In mid-MD I maintain two OHs. One at Earth Space & Science Lab. One at a Nature Center. Single layer. Shallow frame over three deeps.

I have never treated for mites. The ESSL swarms every year. Intentionally. I had a couple extra Apivar strips the other day, so I added one to each of the hive entrances. Shown is the very strong ESSL and its entrance. Do you treat for mites somehow? If so, what technique do you use?


----------



## ffrtsaxk (Jul 17, 2017)

I have rotated Apivar and Apistan in my observation hive. The strips would be more effective if you put them in the brood area instead of in the entrance.


----------



## brushwoodnursery (Feb 10, 2012)

There's a very small dosage recommendation for OAV. Can you go in when no one else is there? I run a number of them, too, and plan to use mu Provap110 right in the entrance.


----------



## johno (Dec 4, 2011)

I do mine through a 1/4" hole about 2/3rds of the way up between the 2nd and third frame. I put cotton balls in all the vents wear a mask and have the room closed off. with 6 medium frames I used 2 grams of OA per treatment as I watch the vapor to make sure it gets everywhere and 2 grams sure does. I have done 4 treatments 5 days apart like this and no dead bees or brood. After about 15 minutes the room can again be occupied.


----------



## Oldtimer (Jul 4, 2010)

Setting apivar strips in the hive entrance in such a way the bees run over them has been trialed, and doesn't work.

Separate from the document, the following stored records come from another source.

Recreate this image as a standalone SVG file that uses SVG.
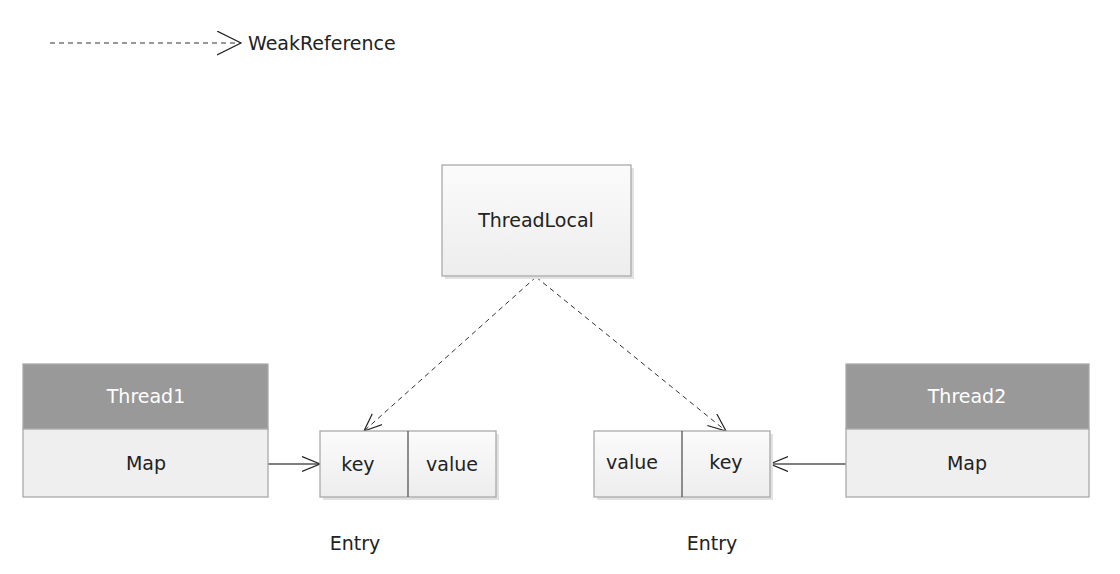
<svg xmlns="http://www.w3.org/2000/svg" width="1120" height="574" viewBox="0 0 1120 574">
<style>
text{font-family:"DejaVu Sans","Liberation Sans",sans-serif;font-size:19px;fill:#222;text-anchor:middle}
.box{stroke:#aaaaaa;stroke-width:1.3;fill:url(#g)}
.shadow{fill:#e2e2e2}
.head{fill:#999999;stroke:#aaaaaa;stroke-width:1.3}
.body{fill:#efefef;stroke:#aaaaaa;stroke-width:1.3}
.div{stroke:#555;stroke-width:1.3}
.wht{fill:#ffffff}
.dash{stroke:#333;stroke-width:1;stroke-dasharray:5,4;fill:none}
.solid{stroke:#555;stroke-width:1.5;fill:none}
</style>
<defs>
<linearGradient id="g" x1="0" y1="0" x2="0" y2="1">
<stop offset="0" stop-color="#fbfbfb"/>
<stop offset="1" stop-color="#ededed"/>
</linearGradient>
<marker id="a" markerUnits="userSpaceOnUse" markerWidth="20" markerHeight="18" refX="18" refY="8" orient="auto" viewBox="0 0 20 18">
<path d="M0,0.5 L18,8 L0,15.5" fill="none" stroke="#222" stroke-width="1.2"/>
</marker>
<marker id="al" markerUnits="userSpaceOnUse" markerWidth="26" markerHeight="26" refX="24" refY="12.5" orient="auto" viewBox="0 0 26 26">
<path d="M0,0.5 L24,12.5 L0,24.5" fill="none" stroke="#222" stroke-width="1.2"/>
</marker>
</defs>
<g id="legend">
<line x1="50" y1="43" x2="241" y2="43" class="dash" stroke="#666" marker-end="url(#al)"/>
<text x="248" y="50" style="text-anchor:start">WeakReference</text>
</g>
<g id="connectors">
<line x1="536" y1="277" x2="364" y2="431" class="dash" marker-end="url(#a)"/>
<line x1="536" y1="277" x2="726" y2="431" class="dash" marker-end="url(#a)"/>
<line x1="268" y1="464" x2="320" y2="464" class="solid" marker-end="url(#a)"/>
<line x1="846" y1="464" x2="770" y2="464" class="solid" marker-end="url(#a)"/>
</g>
<g id="threadlocal">
<rect x="445" y="168" width="189" height="111" class="shadow"/>
<rect x="442" y="165" width="189" height="111" class="box"/>
<text x="536" y="227">ThreadLocal</text>
</g>
<g id="thread1">
<rect x="23" y="364" width="245" height="65" class="head"/>
<rect x="23" y="429" width="245" height="68" class="body"/>
<text x="146" y="403" class="wht">Thread1</text>
<text x="146" y="470">Map</text>
</g>
<g id="entry1">
<rect x="323" y="434" width="176" height="66" class="shadow"/>
<rect x="320" y="431" width="176" height="66" class="box"/>
<line x1="408" y1="431" x2="408" y2="497" class="div"/>
<text x="358" y="471">key</text>
<text x="452" y="471">value</text>
</g>
<g id="entry2">
<rect x="597" y="434" width="176" height="66" class="shadow"/>
<rect x="594" y="431" width="176" height="66" class="box"/>
<line x1="682" y1="431" x2="682" y2="497" class="div"/>
<text x="632" y="469">value</text>
<text x="726" y="469">key</text>
</g>
<g id="thread2">
<rect x="846" y="364" width="243" height="65" class="head"/>
<rect x="846" y="429" width="243" height="68" class="body"/>
<text x="967" y="403" class="wht">Thread2</text>
<text x="967" y="470">Map</text>
</g>
<g id="labels">
<text x="355" y="550">Entry</text>
<text x="712" y="550">Entry</text>
</g>
</svg>
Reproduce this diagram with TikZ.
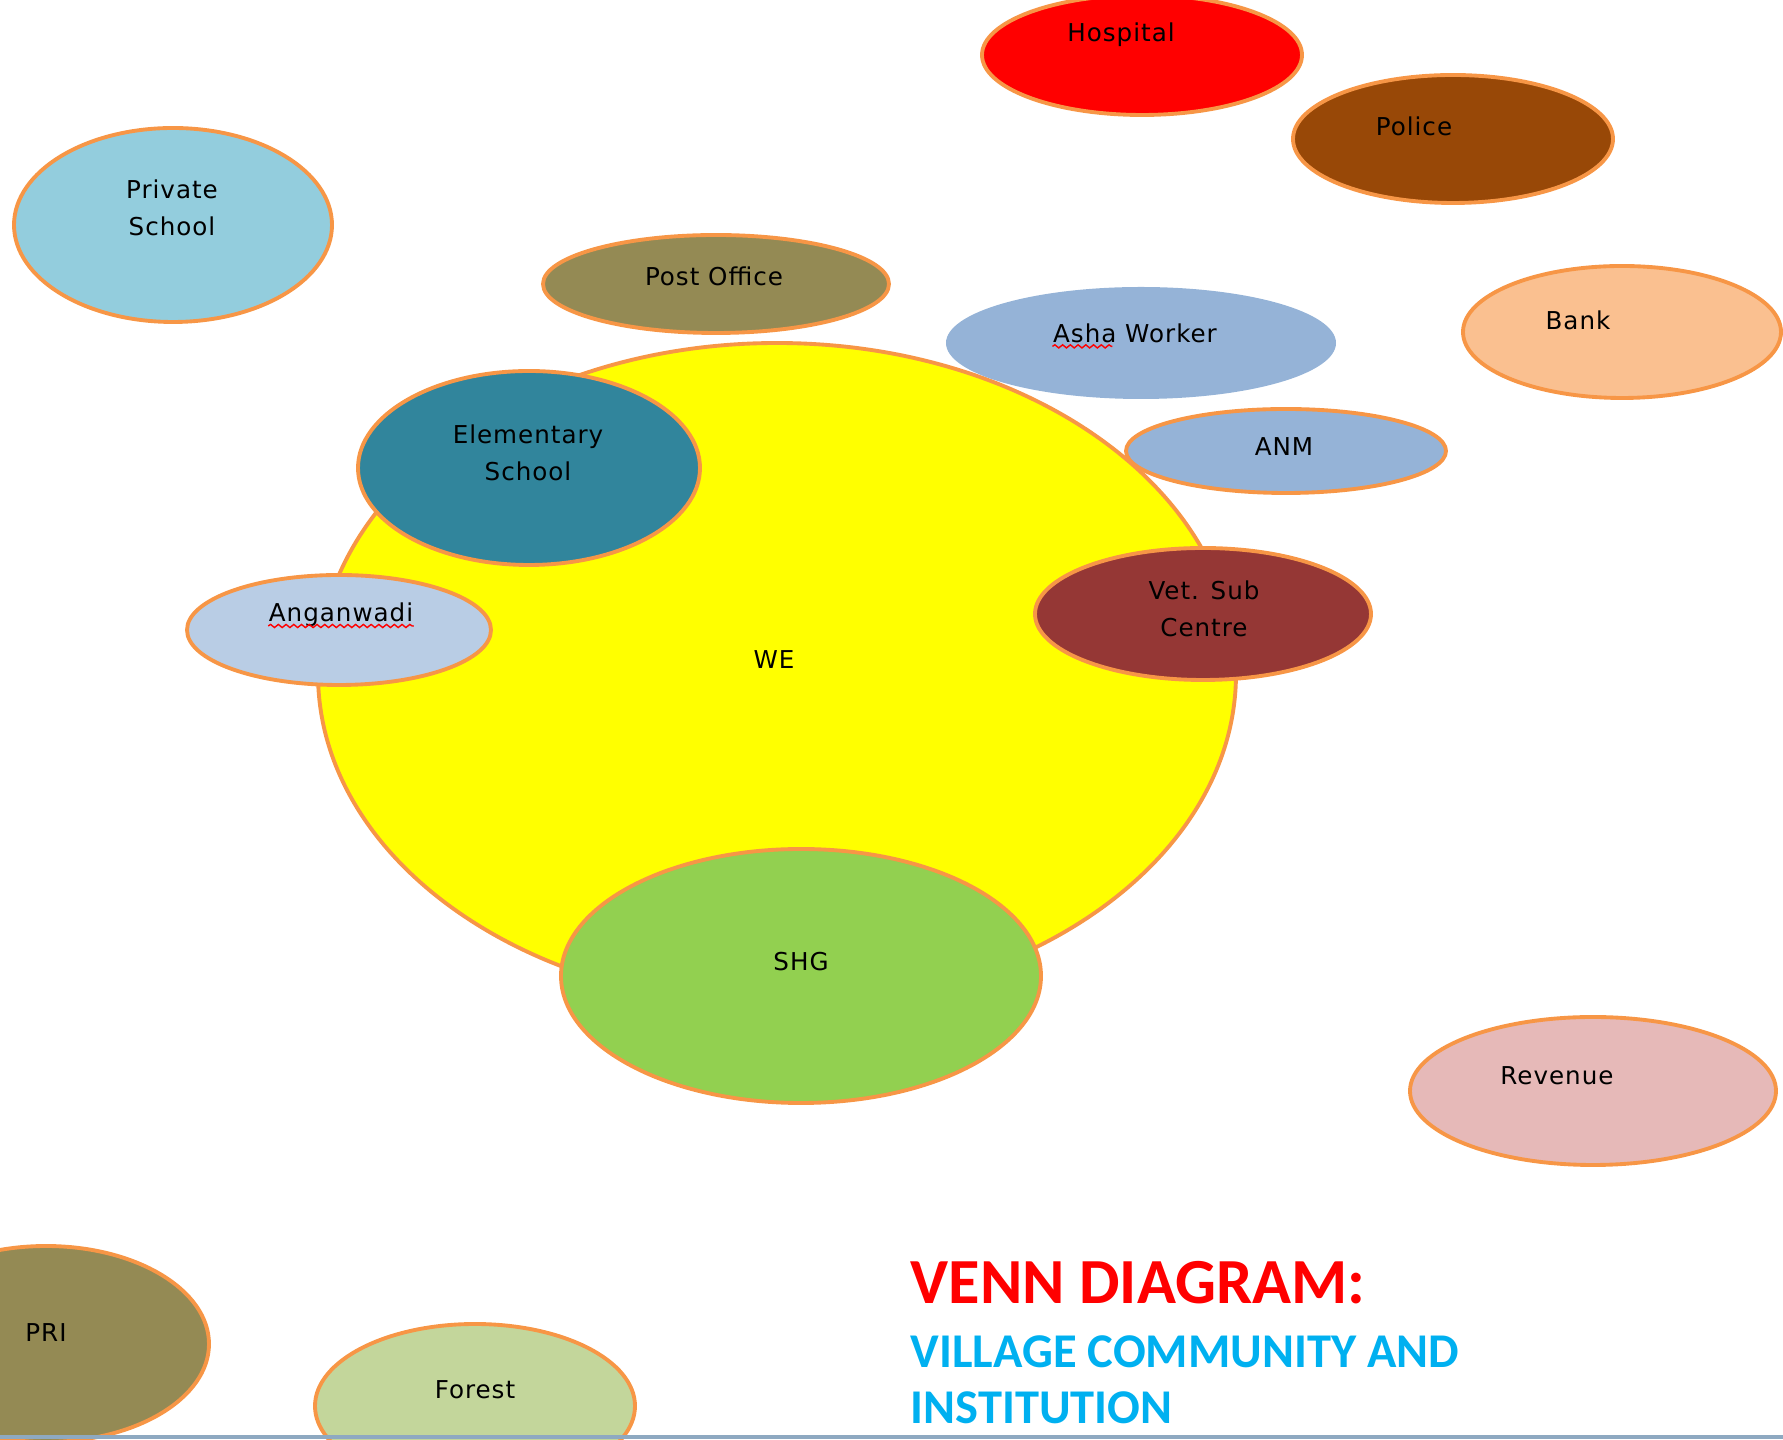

i guess there is a lot more bee contact, inside the brood nest.


----------



## Michael Bush (Aug 2, 2002)

I don't treat them. But you could take them outside and run some OAV (oxalic acid vapor) in.


----------



## WindowBee (8 mo ago)

In my beggining with OH i was treating bees with Apiwarol (amitraz - smoking pills) . Later till now I abandoned treating. And have no mites (every settled colony has it but after while - few generations of bees , mite population is decreasing). But hives what I use are single frame deep and 3-6 height and no or very little drones production. But please do not transfer this idea to conventional hives. Mites are dangerous....

Christopher


----------